Quoi de mieux qu’un peu de politique et de polémique pour les vacances avec la sortie de J’accuse de Roman Polanski. Avec ce projet, le réalisateur Franco-polonais s’est donc chargé pour porter sur ses épaules l’affaire Dreyfus, l’une des plus grandes affaires politiques-judiciaires française. Un choix controversé pour le réalisateur accusé d’agressions sexuelles sur l’une de ses anciennes actrices ...
synopsis :
Alors oui, l’histoire est connu de tous. Mais il est judicieux de faire un bref rappel historique.
Fin 1894, le capitaine Dreyfus est condamné à perpétuité sur l'Île du diable pour avoir prétendument livré des documents secrets français à l'Empire allemand. Le militaire est juif et devient le bouc-émissaire dans une France antisémite. Le colonel Picquart, ancien professeur de Dreyfus devenu lieutenant-colonel et chef du service de renseignement militaire, mène son enquête quand il découvre qu'Alfred Dreyfus a été condamné à tort. Il découvre que beaucoup de membres de l’administration française préfèrent le mensonge...
Un projet de longue haleine
A l’origine, le film de Roman Polanski s’inspire du roman D. (An Officer and a Spy) de Robert Harris publié en 2013. Cette auteur britannique est bien connu de Polanski puisqu’ils ont déjà collaboré sur The Ghost Writer sorti en 2010.
Le réalisateur voulait depuis un moment faire un film sur l’affaire Dreyfus et même à partir de 2010 où il déclare : “J’ai longtemps voulu faire un film sur l’affaire Dreyfus, en traitant le sujet non comme un drame en costumes mais comme une histoire d’espionnage.”
Avec un projet comme J’accuse, Polanski pouvait enfin “montrer son absolue pertinence par rapport à ce qui se passe dans le monde aujourd’hui - le spectacle séculaire de la chasse aux sorcières à l’encontre d’une minorité, les tribunaux militaires secrets, les agences de renseignement hors de contrôle, les dissimulations gouvernementales.”
Une adaptation plus compliquée que prévu
Le début de l’adaptation ne se passe pas comme prévu.
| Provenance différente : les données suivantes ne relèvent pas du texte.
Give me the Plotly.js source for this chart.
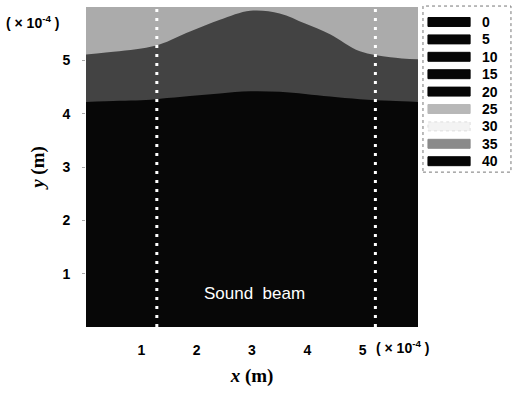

Le réalisateur est poussé par ses producteurs à tourner en anglais pour que le film soit plus facile à vendre. Pendant 7 ans, Polanski s’est débattu pour quand même réaliser ce projet aux Etats-Unis . En vain. Néanmoins, la suite est d’autant plus belle. Fin 2018, le producteur Alain Goldman entre dans l’aventure et décide d’accompagner Polanski avec 3 conditions : le titre sera « J’accuse » ; il sera tourné en langue française ; Jean Dujardin incarnera Picquart.
Très vite, les deux hommes développent une proximité culturelle et historique. On connait tous le résultat, puisque le film va rafler plusieurs prix internationaux dont le grand prix du jury à la Mostra de Venise ou le prix FIPRESCI.
Une oeuvre unique
Pour les amateurs de cinéma, la scène d’introduction, qui est l’humiliation publique de Dreyfus, condamné à retirer ses grades devant sa hiérarchie suffit pour vous montrer l’étendu du talent du cinéaste. La scène d’une violence sèche permet de donner le ton d’un film, qui va pouvoir explorer les méandres de la corruption étatique.
Accompagné par des grands acteurs français, J’accuse est séduisant et même passionnant grâce notamment à l’interprétation de Jean Dujardin, dans un rôle ou on ne l’attend pas forcément. Son personnage le Colonel Picquart lui va comme un gant. On peut lui admettre que c’est fort d’être impassible comme un soldat de l’époque. Chapeau à lui. Toutefois, il n’est pas à le seul à pouvoir avoir des lauriers, l’ensemble du casting le mérite amplement, que ce soit Louis Garrel en Dreyfus, Gregory Gadebois dans le rôle du Colonel Hubert Henry, ou Mathieu Amalric pour Alphonse Bertillon.
Donc, Roman Polanski est à son apogée dans ce thriller en intérieur, ou il arrive à faire ce qu’il fait de mieux. Le pesanteur de l’administration et de la société française est remarquablement représenté. Le spectateur en est bien conscient avec la focale sur Picquart, qui peut être étonnant étant donné la figure antisémite de ce colonel. Néanmoins, cela est écarté au profit d’un homme rongé par ce qu’il se passe autour de lui et qui souhaite avant tout suivre le sens du devoir de la vérité. Le film fait événement et on comprend bien pourquoi.